Adobe is deactivating all user accounts in Venezuela, saying that the action is necessary to comply with an executive order issued by President Donald Trump. The action affects both free and paid accounts.
In an FAQ titled “Adobe compliance with US Executive Order,” the company explained yesterday why it is canceling its Venezuela-based customers’ subscriptions:
The US Government issued Executive Order 13884, the practical effect of which is to prohibit almost all transactions and services between US companies, entities, and individuals in Venezuela. To remain compliant with this order, Adobe is deactivating all accounts in Venezuela.
Adobe appears to be interpreting the executive order more broadly than other companies. Microsoft’s Office 365 and other cloud services are still available in Venezuela, for example. The executive order itself says the US action is targeted at the Venezuelan government and people who provide material support to the regime.
A US government notice states that the order does not affect all commerce between the US and Venezuela. “US persons are not prohibited from engaging in transactions involving the country or people of Venezuela, provided blocked persons or any conduct prohibited by any other Executive order imposing sanctions measures related to the situation in Venezuela, are not involved,” the notice says. (In this context, a “person” is an individual or an entity such as a corporation or other type of organization.)
Adobe won’t give refunds
Adobe says it has no idea when or if it will reactivate customer accounts. “Executive Order 13884 was issued with no expiration date—the decision to rescind it rests solely with the US Government,” Adobe wrote. “We will continue to monitor developments closely and will make every effort to restore services to Venezuela as soon as it is legally permissible to do so.”
According to Adobe, the company is not allowed to provide refunds. “We are unable to issue refunds. Executive order 13884, orders the cessation of all activity with the entities including no sales, service, support, refunds, credits, etc.,” Adobe said.
Adobe is giving users in Venezuela until October 28 to download any content they have stored in their Adobe accounts. Files can be downloaded from Creative Cloud, Lightroom, Document Cloud, and Adobe Spark.
As previously mentioned, Adobe’s action will cut off access to users with either paid subscriptions or free accounts. “Adobe will no longer provide access to software and services, including free ones, or enable you to make any new purchases,” the company said.
Adobe said it might take the same action in other countries. To comply, Adobe said it is “ceasing all activity with entities and individuals in Venezuela as well as those who otherwise meet the criteria of Executive Order 13884 or other US sanctions regulations.”
The Trump order
Trump’s executive order, issued on August 5, was titled, “Blocking Property of the Government of Venezuela.” The order was a response to Venezuela’s ongoing presidential crisis following a disputed election held in May 2018.

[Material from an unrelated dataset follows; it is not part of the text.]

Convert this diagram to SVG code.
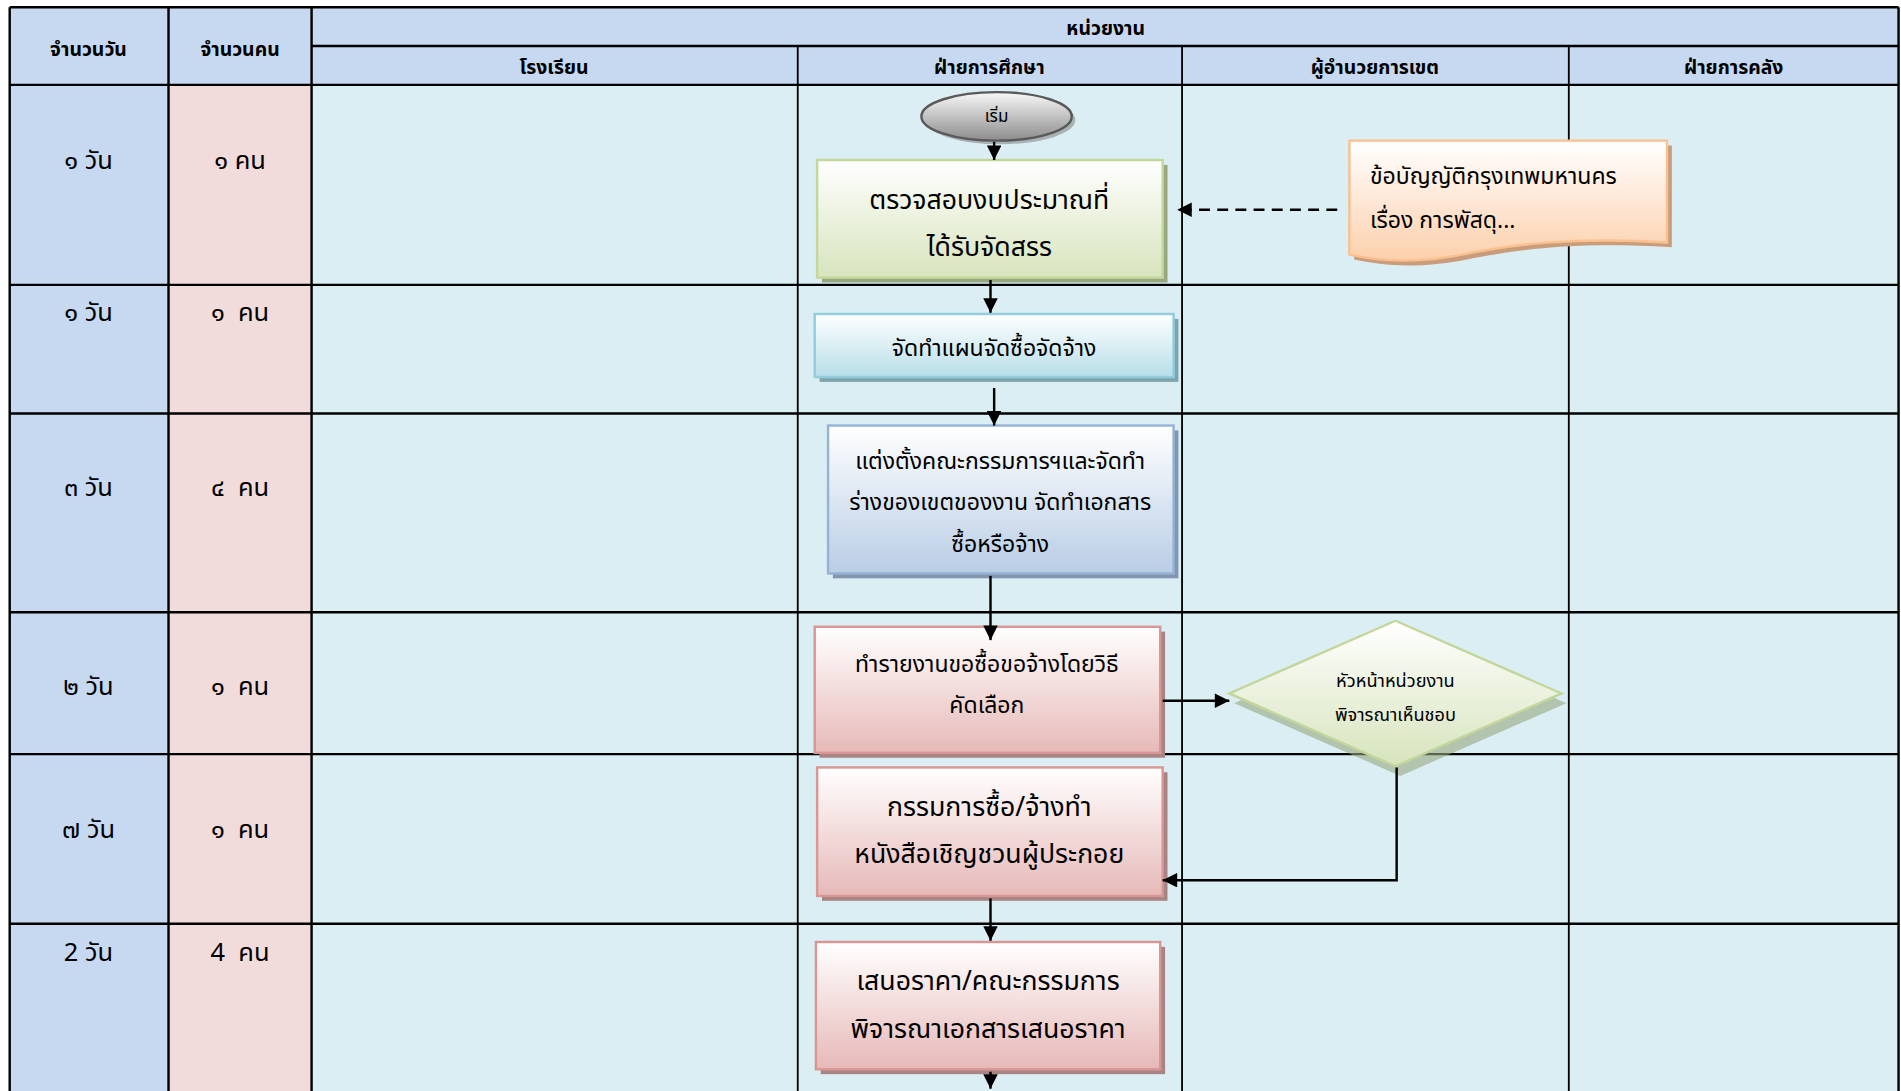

The US supports Juan Guaidó’s claim to the presidency and describes President Nicolás Maduro as a usurper. The White House said Trump’s executive order is intended to “isolate Maduro’s illegitimate regime from the global financial system and the international community.”

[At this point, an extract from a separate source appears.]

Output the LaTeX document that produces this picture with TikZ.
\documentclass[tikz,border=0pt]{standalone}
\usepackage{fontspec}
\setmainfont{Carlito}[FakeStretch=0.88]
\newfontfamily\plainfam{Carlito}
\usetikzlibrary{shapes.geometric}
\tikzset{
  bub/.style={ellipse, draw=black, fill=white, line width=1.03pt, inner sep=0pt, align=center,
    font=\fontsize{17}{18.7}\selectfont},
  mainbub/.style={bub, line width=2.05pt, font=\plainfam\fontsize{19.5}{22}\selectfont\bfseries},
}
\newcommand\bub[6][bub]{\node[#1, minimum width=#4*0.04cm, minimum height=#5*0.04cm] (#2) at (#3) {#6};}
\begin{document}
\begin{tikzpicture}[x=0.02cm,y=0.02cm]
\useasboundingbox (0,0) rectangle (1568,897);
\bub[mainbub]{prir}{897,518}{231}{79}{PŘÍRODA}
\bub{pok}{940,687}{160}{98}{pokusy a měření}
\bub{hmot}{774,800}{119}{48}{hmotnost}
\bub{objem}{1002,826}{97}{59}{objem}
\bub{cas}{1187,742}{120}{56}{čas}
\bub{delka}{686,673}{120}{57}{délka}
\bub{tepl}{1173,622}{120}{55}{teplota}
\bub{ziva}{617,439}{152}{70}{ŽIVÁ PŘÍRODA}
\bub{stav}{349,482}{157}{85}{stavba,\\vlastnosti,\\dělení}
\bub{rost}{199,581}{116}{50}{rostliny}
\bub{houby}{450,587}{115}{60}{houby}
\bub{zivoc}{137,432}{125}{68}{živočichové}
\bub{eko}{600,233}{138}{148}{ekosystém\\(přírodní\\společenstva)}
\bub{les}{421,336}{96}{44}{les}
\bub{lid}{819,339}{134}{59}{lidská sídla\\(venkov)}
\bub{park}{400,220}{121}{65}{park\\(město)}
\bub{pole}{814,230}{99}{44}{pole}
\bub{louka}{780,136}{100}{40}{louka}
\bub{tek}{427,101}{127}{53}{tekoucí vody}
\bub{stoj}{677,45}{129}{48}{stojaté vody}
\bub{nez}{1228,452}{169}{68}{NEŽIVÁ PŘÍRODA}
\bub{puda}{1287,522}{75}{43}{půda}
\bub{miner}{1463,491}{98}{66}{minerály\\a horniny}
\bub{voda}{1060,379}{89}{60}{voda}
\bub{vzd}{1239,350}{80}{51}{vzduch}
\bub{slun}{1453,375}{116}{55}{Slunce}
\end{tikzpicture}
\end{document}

As the Washington Post wrote in August, the Trump order “blocks all property and assets of the government and its officials, and prohibits any transactions with them, including the Venezuelan Central Bank and the state oil company.”
There was disagreement among experts on how wide-ranging the executive order is. “This is not an embargo. It does not create penalties for business with Venezuela altogether, it just denies such activities with the government of Venezuela, and it is doubtful there were any of those still extant to be cut off by this action,” former State Department official Richard Nephew told The New York Times in August.
“In theory, a US company can continue to deal with non-governmental companies in Venezuela, and we do not believe the US will be inclined to sanction privately owned Venezuelan companies,” the National Law Review wrote.
However, Venezuelan economist Francisco Rodríguez told the Times that “financial institutions will be cautious not to make dealings with Venezuelan private sector firms, which could be perceived as proxies for the Venezuelan government.”